I spent most of the weekend in and around the glasshouse. On Saturday morning I cut five budding daffodils and placed them in a Hackney Wine Vase (beer glass), and from the corner of my eye watched their smiles broaden to beaming grins as we met the spring equinox.
Our early tender friends – tomatoes, peppers, french beans – are germinating well and laying out their leaves with some confidence. The peas have taken everything winter has thrown at them and are coming up snow white flowers. the first salad seedlings – lettuce, beetroot, sorrel, wild rocket – are rooting through their containers into the gravel: time to get out there. Will have them hardening off next week, note to self: sort out hardening bay irrigation. A big push on Tuesday saw us dig and build the first phase of raised beds on the West bank terrace, so we’re just about on schedule.

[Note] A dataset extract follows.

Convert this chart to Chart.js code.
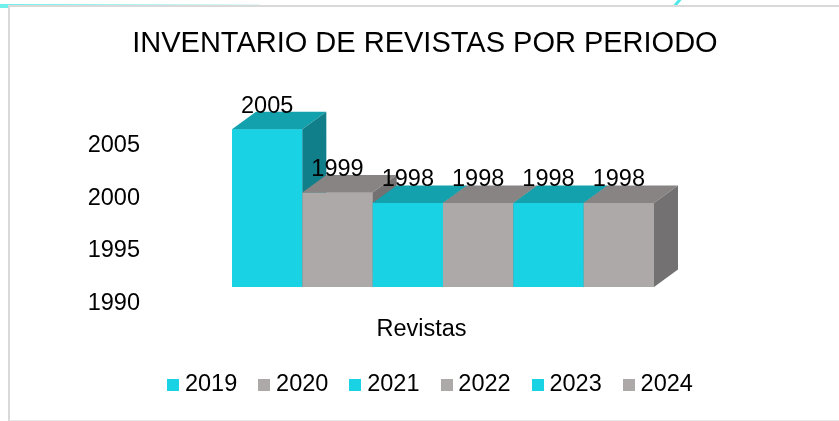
<!DOCTYPE html>
<html>
<head>
<meta charset="utf-8">
<script src="https://cdn.jsdelivr.net/npm/chart.js@4.4.1/dist/chart.umd.min.js"></script>
<style>
  body { margin: 0; background: #fff; }
  #wrap { position: relative; width: 839px; height: 421px; overflow: hidden; }
  #frame { position: absolute; left: 8px; top: 5px; width: 840px; height: 413px;
           border-left: 2px solid #d9d9d9; border-top: 2px solid #d9d9d9; border-bottom: 1px solid #e8e8e8; }
  #cyanTop { position: absolute; left: 0; top: 4px; width: 260px; height: 1px;
             background: linear-gradient(to right, #6ff0ea, #e6f7f7); }
  #cyanCorner { position: absolute; left: 0; top: 4px; width: 8px; height: 4px; background: #6ff0ea; }
  #cyanDiag { position: absolute; left: 676px; top: -2px; width: 3px; height: 9px; background: #4fe8ea;
              transform: rotate(40deg); }
  canvas { position: absolute; left: 0; top: 0; }
</style>
</head>
<body>
<div id="wrap">
  <div id="cyanTop"></div>
  <div id="cyanCorner"></div>
  <div id="cyanDiag"></div>
  <div id="frame"></div>
  <canvas id="grafico" width="839" height="421"></canvas>
</div>
<script>
// datos
var categorias = ["Revistas"];
var periodos = ["2019", "2020", "2021", "2022", "2023", "2024"];
var valores = [2005, 1999, 1998, 1998, 1998, 1998];
var ticksY = [1990, 1995, 2000, 2005];

var cian = { frente: "#19d3e5", arriba: "#13a1ad", lado: "#117f8a" };
var gris = { frente: "#ada9a8", arriba: "#888483", lado: "#737171" };
var fuente = "'Liberation Sans', Arial, sans-serif";

var colores = periodos.map(function(p, i) { return i % 2 == 0 ? cian : gris; });

// cuadradito de la leyenda (asi el texto queda pegado como en excel)
function cuadro(color) {
  var c = document.createElement("canvas");
  c.width = 12; c.height = 12;
  var g = c.getContext("2d");
  g.fillStyle = color;
  g.fillRect(0, 0, 12, 12);
  return c;
}

// dibuja cada barra con su cara superior y lateral (efecto 3D)
var barras3D = {
  id: "barras3D",
  afterDatasetsDraw: function(chart) {
    var ctx = chart.ctx;
    var dx = 24, dy = -17.5;
    ctx.save();
    for (var i = 0; i < chart.data.datasets.length; i++) {
      var bar = chart.getDatasetMeta(i).data[0];
      var c = colores[i];
      var x0 = bar.x - bar.width / 2, x1 = bar.x + bar.width / 2;
      var top = bar.y, base = bar.base;
      ctx.fillStyle = c.frente;
      ctx.fillRect(x0, top, x1 - x0, base - top);
      ctx.fillStyle = c.arriba;
      ctx.beginPath();
      ctx.moveTo(x0, top); ctx.lineTo(x1, top); ctx.lineTo(x1 + dx, top + dy); ctx.lineTo(x0 + dx, top + dy);
      ctx.closePath(); ctx.fill();
      ctx.fillStyle = c.lado;
      ctx.beginPath();
      ctx.moveTo(x1, top); ctx.lineTo(x1 + dx, top + dy); ctx.lineTo(x1 + dx, base + dy); ctx.lineTo(x1, base);
      ctx.closePath(); ctx.fill();
    }
    // etiquetas de valor
    ctx.fillStyle = "#000";
    ctx.font = "23.5px " + fuente;
    ctx.textAlign = "center";
    ctx.textBaseline = "middle";
    for (var j = 0; j < chart.data.datasets.length; j++) {
      var b = chart.getDatasetMeta(j).data[0];
      ctx.fillText(String(chart.data.datasets[j].data[0]), b.x, b.y - 23);
    }
    ctx.restore();
  }
};

var datasets = periodos.map(function(p, i) {
  return {
    label: p,
    data: [valores[i]],
    base: ticksY[0],
    backgroundColor: colores[i].frente,
    pointStyle: cuadro(colores[i].frente),
    borderWidth: 0,
    barPercentage: 1,
    categoryPercentage: 0.8683
  };
});

var ctx = document.getElementById("grafico").getContext("2d");
var grafico = new Chart(ctx, {
  type: "bar",
  data: { labels: categorias, datasets: datasets },
  options: {
    responsive: false,
    animation: false,
    layout: { padding: { left: 35, right: 8, top: 0, bottom: 14.25 } },
    scales: {
      y: {
        min: ticksY[0],
        max: ticksY[ticksY.length - 1],
        afterBuildTicks: function(axis) { axis.ticks = ticksY.map(function(v) { return { value: v }; }); },
        afterFit: function(axis) { axis.width = 165; },
        grid: { display: false, drawTicks: false },
        border: { display: false },
        ticks: {
          color: "#000", font: { family: fuente, size: 23.5 }, padding: 60, labelOffset: 16.5,
          callback: function(v) { return String(v); }
        }
      },
      // eje vacio a la derecha, solo reserva el espacio del fondo 3D
      derecha: {
        position: "right",
        display: true,
        afterFit: function(axis) { axis.width = 145; },
        grid: { display: false, drawTicks: false },
        border: { display: false },
        ticks: { display: false }
      },
      x: {
        afterFit: function(axis) { axis.height = 59.25; },
        grid: { display: false, drawTicks: false },
        border: { display: false },
        ticks: { color: "#000", font: { family: fuente, size: 23.5 }, padding: 28, labelOffset: -21.5 }
      }
    },
    plugins: {
      title: {
        display: true,
        text: "INVENTARIO DE REVISTAS POR PERIODO\u00a0\u00a0",
        color: "#000",
        font: { family: fuente, size: 29, weight: "normal" },
        padding: { top: 27, bottom: 67.5 }
      },
      legend: {
        position: "bottom",
        labels: {
          color: "#000", font: { family: fuente, size: 23.5 },
          usePointStyle: true, pointStyleWidth: 0.1, boxHeight: 12, padding: 27
        }
      },
      tooltip: { enabled: false }
    }
  },
  plugins: [barras3D]
});
</script>
</body>
</html>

There is this nervous excitement everywhere, oozing up from the ground. Everything – buds, bulbs, birds, bees and bumbling gardeners – is striking out and taking risks. Butterflies in my stomach are sleepless. Yet the things I normally do to divert myself from becoming too obsessed with growing plants – Stevenage Borough FC, road cycling, relationships – all seem similarly teetering on the terrifying brink between glory and, well, glorious failure.
Once the butterflies can be seen fluttering in abundance about the fields here, they will no longer be in my tummy: the anticipation will be becoming actualised. The plants will be out of the nursery and growing up, or at least surviving, in the school of soil life, Mother Earth willing; and everything else in the garden, and in life, will unfold in its own sweet way: it’d be greedy to ask for much more than that.